Es ist nicht vertretbar, den geflüchteten Kindern und Jugendlichen in den nächsten acht Monaten Bildung und damit Perspektiven vorzuenthalten.

Aus dem Papier von „Schöneberg hilft“ und Bertelsmann-Forschern

Das bedeute dann, dass das vorrangige Ziel dann nicht das Erlernen der deutschen Sprache sei, sondern der Aufbau und das Angebot von „strukturierten und betreuten Tagesabläufen in der Muttersprache, orientiert am ukrainischen Bildungssystem“. Wenn sich die Platzsituation insgesamt entspanne, sollten „selbstverständlich“ alle Kinder und Jugendlichen in das deutsche Regelsystem integriert werden.

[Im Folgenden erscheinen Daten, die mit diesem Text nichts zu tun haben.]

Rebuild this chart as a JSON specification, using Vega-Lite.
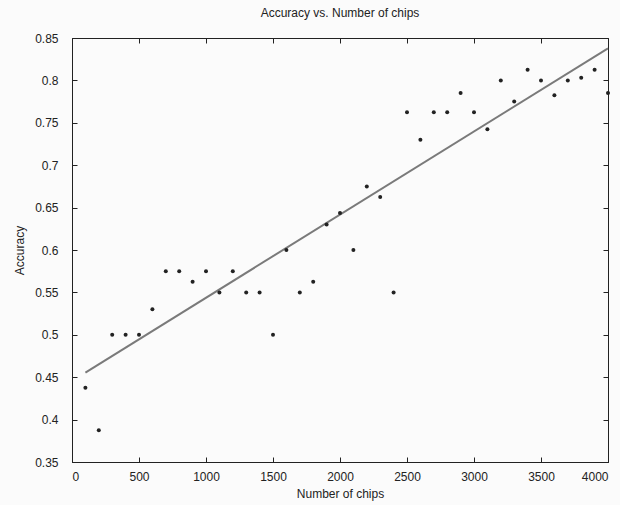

„Ein temporäres Nothilfeprogramm bis Ende 2023 würde neue Chancen der Anschlussfähigkeit wenigstens an das Heimatbildungssystem eröffnen und den vielen ukrainischen Pädagog:innen in der Stadt bezahlte Arbeit und Sinnstiftung verschaffen“, legen Kuhn, Pfafferott und Zorn da und zählen auch gleich auf, was benötigt würde:

  • Freie Träger, die die Schnittstelle zwischen der deutschen Bildungsadministration und den Betroffenen herstellen und moderieren,
  • Abstimmungsgespräche mit der ukrainischen Botschaft bzw. Vertreter:innen des ukrainischen Bildungssystems,
  • externe Räumlichkeiten in der Nähe der jetzt in Planung befindlichen Großunterkünfte der Sozialverwaltung,
  • leistungsfähige WLAN-Netze an diesen Standorten, die es erlauben, das hervorragende Onlineangebot des ukrainischen Bildungssystems effektiv einzusetzen,
  • Finanzen zur Absicherung der gesamten Logistik sowie für Ersteinrichtung, Personalkosten, Dolmetscher:innen, etc. sowie
  • Klärung der arbeitsrechtlichen Möglichkeiten zur Beschäftigung von ukrainischen Pädagog:innen jenseits der komplexen Regelungen des Tarifvertrags der Länder.

Da bei ihren vorgeschlagenen Unterrichtsangeboten Gruppen auch mehr als zwölf Personen umfassen könnten, wären „200 ukrainische Lehrkräfte und Pädagog:innen in der Lage, 2500 bis 3000 Kinder und Jugendliche zu betreuen“, erwarten die drei Schulfachleute. Für diese Angebote sollten freie Träger, Stiftungen und Hilfsorganisationen eingebunden werden, denn die Bereitschaft von Bürgerinnen und Bürgern, sich ehrenamtlich zu engagieren, sei „nach wie vor gegeben“.

Ein solches Bildungsangebot werde bedeuten, die theoretisch bestehende Schulpflicht mit der Nutzung dieses Angebots „als vorerst erfüllt anzusehen“. Das sei aber allemal besser, als den geflüchteten Kindern und Jugendlichen in den nächsten acht Monaten „Bildung und damit Perspektiven vorzuenthalten“.